Les collections protohistoriques comprennent bracelets, fibules et haches de l'âge du bronze, ainsi que torques en or de Fenouillet et de Lasgraïsses attribués à l'époque des Volques Tectosages, les autres pièces de l'âge du fer provenant des sites du Cluzel, d'Estarac et de Vieille-Toulouse. Les ensembles grec et étrusque sont dominés par des céramiques, sculptures en terre cuite et monnaies datées du VIe au IIe siècle av. J.-C., acquis en partie au XIXe siècle, parfois sans contexte archéologique précis, et complétés par des achats et dépôts successifs dont ceux d'Antoine Bibent, du comte de Clarac, d'Edward Barry et le dépôt Campana.
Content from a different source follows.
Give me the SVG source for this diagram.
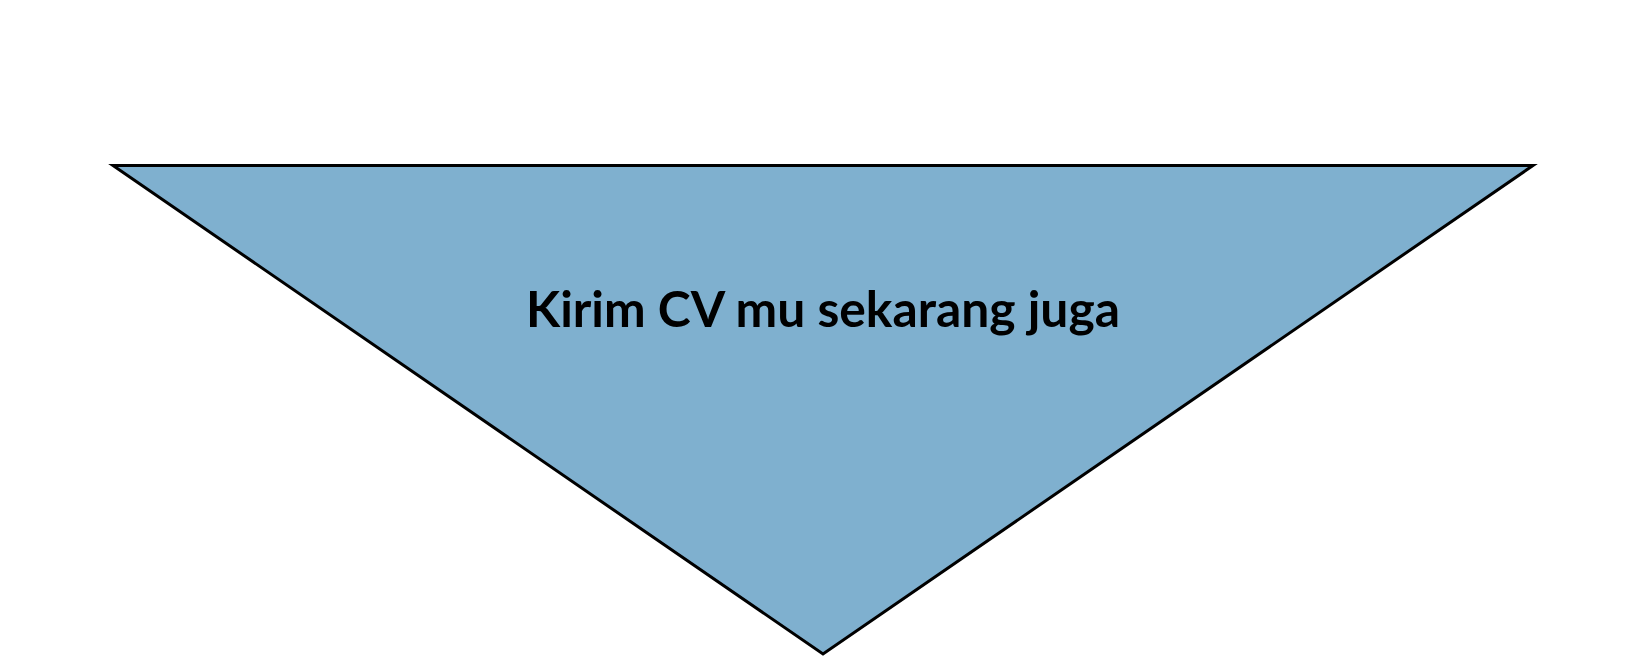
<svg xmlns="http://www.w3.org/2000/svg" width="1647" height="657" viewBox="0 0 1647 657">
<style>
.shape{fill:#7fb0cf;stroke:#000;stroke-width:3}
.label{font-family:"Lato","Liberation Sans",sans-serif;font-weight:bold;font-size:49px;fill:#000}
</style>
<rect width="1647" height="657" fill="#fff"/>
<g id="node-triangle">
<polygon class="shape" points="113,165.5 1533,165.5 823,654"/>
<text class="label" x="823" y="327" text-anchor="middle" textLength="594" lengthAdjust="spacingAndGlyphs">Kirim CV mu sekarang juga</text>
</g>
<g id="connectors"/>
</svg>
La collection romaine rassemble lampes à huile décorées, céramiques sigillées de Montans et La Graufesenque, clefs et figurines en bronze, mosaïques provenant de Sigognac, Granéjouls, Saint-Rustice et Saint-Pierre-des-Cuisines, inscriptions lapidaires, autels votifs et une importante série de bustes, en grande partie issus de la villa de Chiragan et de découvertes à Béziers, qui place le musée au second rang après le Louvre pour ce type de corpus. Le médaillier compte un peu plus de 11 000 monnaies gauloises, grecques, romaines, byzantines et haut-médiévales, dont le noyau provient du dépôt en 1847 du cabinet de Charles-Clément Martin de Saint-Amand, et il a été enrichi par des acquisitions et des trésors locaux, notamment en 1976. Les collections paléochrétiennes et haut-médiévales comprennent sculptures, inscriptions, lampes, vases liturgiques, céramiques, bijoux, fibules et plaques-boucles wisigothiques, ainsi qu'un ensemble de sarcophages paléochrétiens parmi lesquels figure le Tombeau de Saint-Clair destiné à un enfant.
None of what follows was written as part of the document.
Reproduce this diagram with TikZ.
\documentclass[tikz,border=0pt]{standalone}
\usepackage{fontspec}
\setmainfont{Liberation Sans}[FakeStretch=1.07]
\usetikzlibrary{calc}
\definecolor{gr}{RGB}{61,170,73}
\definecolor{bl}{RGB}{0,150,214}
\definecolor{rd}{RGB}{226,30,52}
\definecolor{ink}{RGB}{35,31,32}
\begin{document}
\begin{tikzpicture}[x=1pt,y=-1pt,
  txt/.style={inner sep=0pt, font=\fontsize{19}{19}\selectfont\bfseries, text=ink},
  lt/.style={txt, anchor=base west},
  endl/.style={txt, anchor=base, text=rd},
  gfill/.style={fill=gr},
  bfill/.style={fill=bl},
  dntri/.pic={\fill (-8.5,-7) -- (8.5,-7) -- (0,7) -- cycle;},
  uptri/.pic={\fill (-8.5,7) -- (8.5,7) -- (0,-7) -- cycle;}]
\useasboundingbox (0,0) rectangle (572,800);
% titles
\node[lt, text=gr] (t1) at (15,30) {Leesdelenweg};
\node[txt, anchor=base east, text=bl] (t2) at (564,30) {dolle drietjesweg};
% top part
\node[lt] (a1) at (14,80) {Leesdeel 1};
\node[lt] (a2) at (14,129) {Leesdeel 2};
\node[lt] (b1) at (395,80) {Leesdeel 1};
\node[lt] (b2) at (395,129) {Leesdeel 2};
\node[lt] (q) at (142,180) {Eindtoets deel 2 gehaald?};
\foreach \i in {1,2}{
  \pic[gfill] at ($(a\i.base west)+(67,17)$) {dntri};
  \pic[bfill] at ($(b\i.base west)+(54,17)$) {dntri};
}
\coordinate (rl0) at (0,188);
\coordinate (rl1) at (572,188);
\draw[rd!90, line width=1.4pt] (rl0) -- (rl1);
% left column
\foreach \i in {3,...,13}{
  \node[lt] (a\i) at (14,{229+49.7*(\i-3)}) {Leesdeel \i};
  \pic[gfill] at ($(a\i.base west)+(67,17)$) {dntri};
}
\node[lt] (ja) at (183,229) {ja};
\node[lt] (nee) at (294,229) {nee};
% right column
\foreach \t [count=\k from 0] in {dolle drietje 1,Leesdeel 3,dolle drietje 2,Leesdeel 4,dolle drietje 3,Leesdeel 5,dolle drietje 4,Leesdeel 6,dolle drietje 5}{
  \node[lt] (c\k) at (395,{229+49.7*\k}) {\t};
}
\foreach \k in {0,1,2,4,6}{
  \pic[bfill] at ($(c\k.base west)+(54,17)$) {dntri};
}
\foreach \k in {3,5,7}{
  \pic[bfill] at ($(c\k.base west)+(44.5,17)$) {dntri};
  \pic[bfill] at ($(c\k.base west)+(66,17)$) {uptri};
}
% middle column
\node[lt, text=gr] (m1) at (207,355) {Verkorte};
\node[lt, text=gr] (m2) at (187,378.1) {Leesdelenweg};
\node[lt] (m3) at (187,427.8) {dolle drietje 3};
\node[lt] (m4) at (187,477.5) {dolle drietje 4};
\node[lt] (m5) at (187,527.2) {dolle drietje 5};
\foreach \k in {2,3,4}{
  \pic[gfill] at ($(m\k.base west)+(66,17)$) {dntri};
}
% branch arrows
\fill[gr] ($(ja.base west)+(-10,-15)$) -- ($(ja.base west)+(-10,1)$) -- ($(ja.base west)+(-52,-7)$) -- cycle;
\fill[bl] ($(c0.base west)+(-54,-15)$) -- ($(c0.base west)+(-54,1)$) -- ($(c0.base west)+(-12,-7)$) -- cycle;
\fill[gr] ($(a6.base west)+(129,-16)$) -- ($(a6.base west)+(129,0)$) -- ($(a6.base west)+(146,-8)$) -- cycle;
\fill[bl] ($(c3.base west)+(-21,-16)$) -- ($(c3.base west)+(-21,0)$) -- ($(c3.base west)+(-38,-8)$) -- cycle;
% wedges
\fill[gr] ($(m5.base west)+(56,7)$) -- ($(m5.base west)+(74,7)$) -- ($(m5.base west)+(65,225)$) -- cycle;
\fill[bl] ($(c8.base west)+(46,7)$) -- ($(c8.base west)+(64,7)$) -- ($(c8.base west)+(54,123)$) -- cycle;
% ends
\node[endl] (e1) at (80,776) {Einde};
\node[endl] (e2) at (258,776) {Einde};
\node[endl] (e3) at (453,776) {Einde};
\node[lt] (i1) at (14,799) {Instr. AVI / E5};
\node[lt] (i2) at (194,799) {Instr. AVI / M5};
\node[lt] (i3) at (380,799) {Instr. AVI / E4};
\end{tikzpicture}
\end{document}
La muséographie a évolué : en 1892 les collections étaient réparties en six salles thématiques, une salle d'exposition temporaire est inaugurée en 1923, et la présentation est modernisée en 1950 sous Robert Mesuret. Depuis la rénovation des années 1990, le musée est presque exclusivement consacré à Toulouse romaine et paléochrétienne ; ses espaces d'exposition se déploient sur quatre niveaux, le second étage traitant de Tolosa et sa région durant l'Antiquité, le premier étage présentant les sculptures de la villa de Chiragan, le rez-de-chaussée accueillant les expositions temporaires dans l'ancien tinel et le sous-sol exposant la nécropole paléochrétienne avec sarcophages, inscriptions funéraires et le four à chaux. Outre la conservation et la valorisation de ses collections, le musée gère plusieurs sites archéologiques et un monument historique, parmi lesquels l'amphithéâtre romain de Purpan-Ancely et la piscine des thermes d'Ancely, l'église Saint-Pierre-des-Cuisines et la basilique Saint-Sernin.